┌─ Information shown
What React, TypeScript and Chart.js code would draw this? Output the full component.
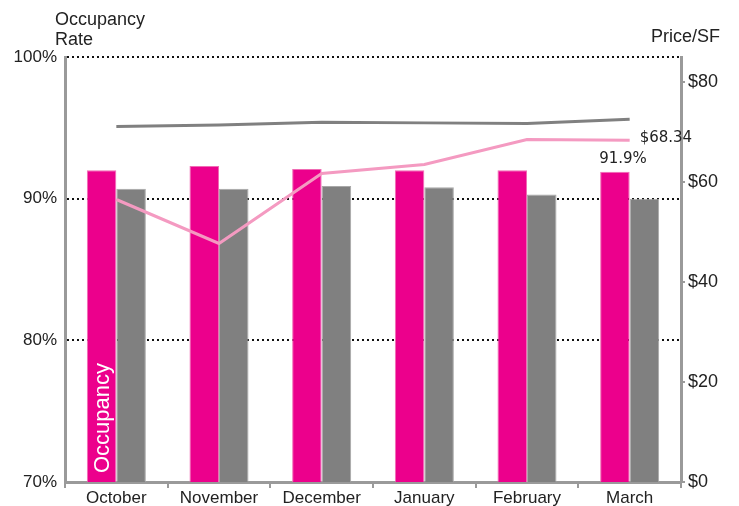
└─
┌─ Information shown
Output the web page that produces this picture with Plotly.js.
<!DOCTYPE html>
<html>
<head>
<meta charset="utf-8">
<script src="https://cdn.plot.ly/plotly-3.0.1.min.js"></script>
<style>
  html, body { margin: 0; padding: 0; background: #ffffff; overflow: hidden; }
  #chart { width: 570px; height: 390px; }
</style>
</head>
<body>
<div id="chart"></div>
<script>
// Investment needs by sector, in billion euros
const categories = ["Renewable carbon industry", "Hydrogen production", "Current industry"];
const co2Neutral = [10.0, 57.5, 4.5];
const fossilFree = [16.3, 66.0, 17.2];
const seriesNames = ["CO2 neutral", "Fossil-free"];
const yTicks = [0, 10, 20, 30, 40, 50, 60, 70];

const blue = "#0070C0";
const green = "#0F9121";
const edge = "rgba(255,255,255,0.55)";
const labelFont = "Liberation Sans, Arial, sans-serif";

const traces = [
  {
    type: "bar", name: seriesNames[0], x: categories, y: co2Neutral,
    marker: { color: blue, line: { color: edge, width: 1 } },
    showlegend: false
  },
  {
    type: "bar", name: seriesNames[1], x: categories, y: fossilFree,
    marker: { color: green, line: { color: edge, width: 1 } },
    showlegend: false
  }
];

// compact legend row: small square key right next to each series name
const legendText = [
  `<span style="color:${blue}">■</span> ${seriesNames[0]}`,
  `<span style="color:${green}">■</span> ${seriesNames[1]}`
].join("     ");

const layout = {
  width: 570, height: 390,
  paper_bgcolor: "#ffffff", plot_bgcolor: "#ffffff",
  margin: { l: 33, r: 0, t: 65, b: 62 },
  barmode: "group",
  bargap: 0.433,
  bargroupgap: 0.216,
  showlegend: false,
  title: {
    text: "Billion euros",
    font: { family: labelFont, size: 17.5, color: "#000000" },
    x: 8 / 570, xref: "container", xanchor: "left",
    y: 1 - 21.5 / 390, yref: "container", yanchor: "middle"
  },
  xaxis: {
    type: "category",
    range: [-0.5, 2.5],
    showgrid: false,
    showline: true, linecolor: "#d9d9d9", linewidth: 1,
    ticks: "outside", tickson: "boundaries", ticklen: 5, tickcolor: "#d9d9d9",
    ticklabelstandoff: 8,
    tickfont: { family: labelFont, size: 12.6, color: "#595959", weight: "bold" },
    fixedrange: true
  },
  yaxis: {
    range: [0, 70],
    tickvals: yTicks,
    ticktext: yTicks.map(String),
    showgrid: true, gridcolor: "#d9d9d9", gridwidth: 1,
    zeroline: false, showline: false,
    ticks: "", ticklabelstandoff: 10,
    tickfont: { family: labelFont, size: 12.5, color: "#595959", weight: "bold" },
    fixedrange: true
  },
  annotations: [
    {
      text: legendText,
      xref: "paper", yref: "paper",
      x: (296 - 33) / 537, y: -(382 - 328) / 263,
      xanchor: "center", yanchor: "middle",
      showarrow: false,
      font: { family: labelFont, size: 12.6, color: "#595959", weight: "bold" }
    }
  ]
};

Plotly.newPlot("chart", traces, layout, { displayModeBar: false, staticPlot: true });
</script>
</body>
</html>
└─
┌─ Information shown
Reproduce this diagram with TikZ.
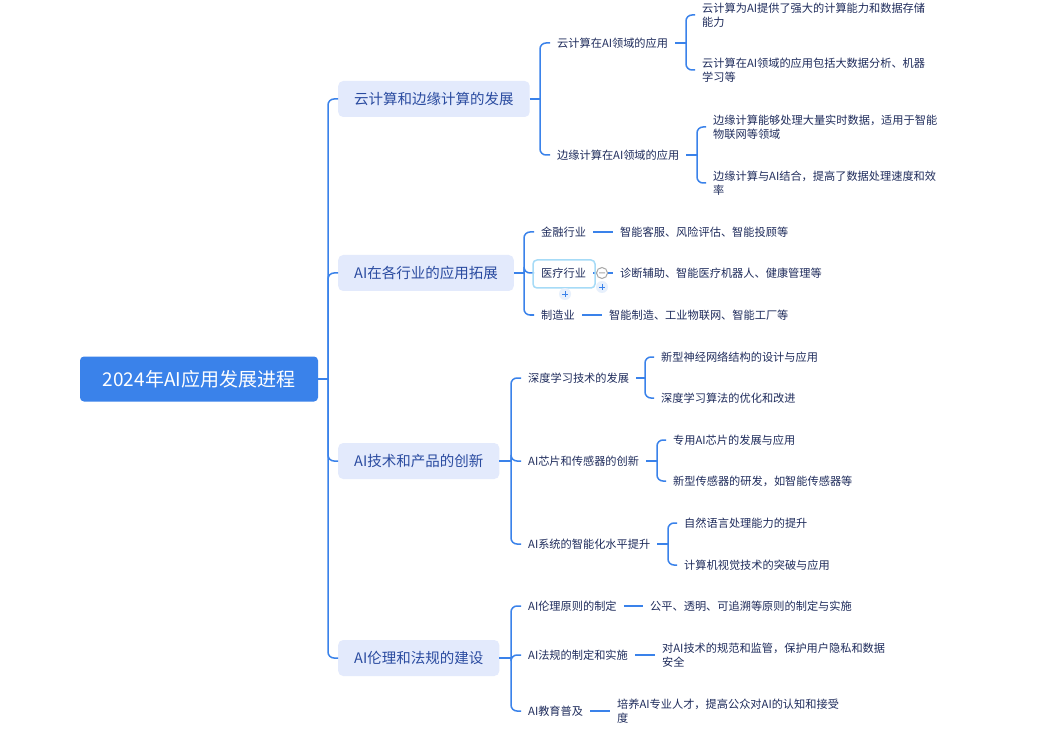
└─
## Your objective:
Reproduce each line holding the word "with".

## Reply:
Output the web page that produces this picture with Plotly.js.
Reproduce this diagram with TikZ.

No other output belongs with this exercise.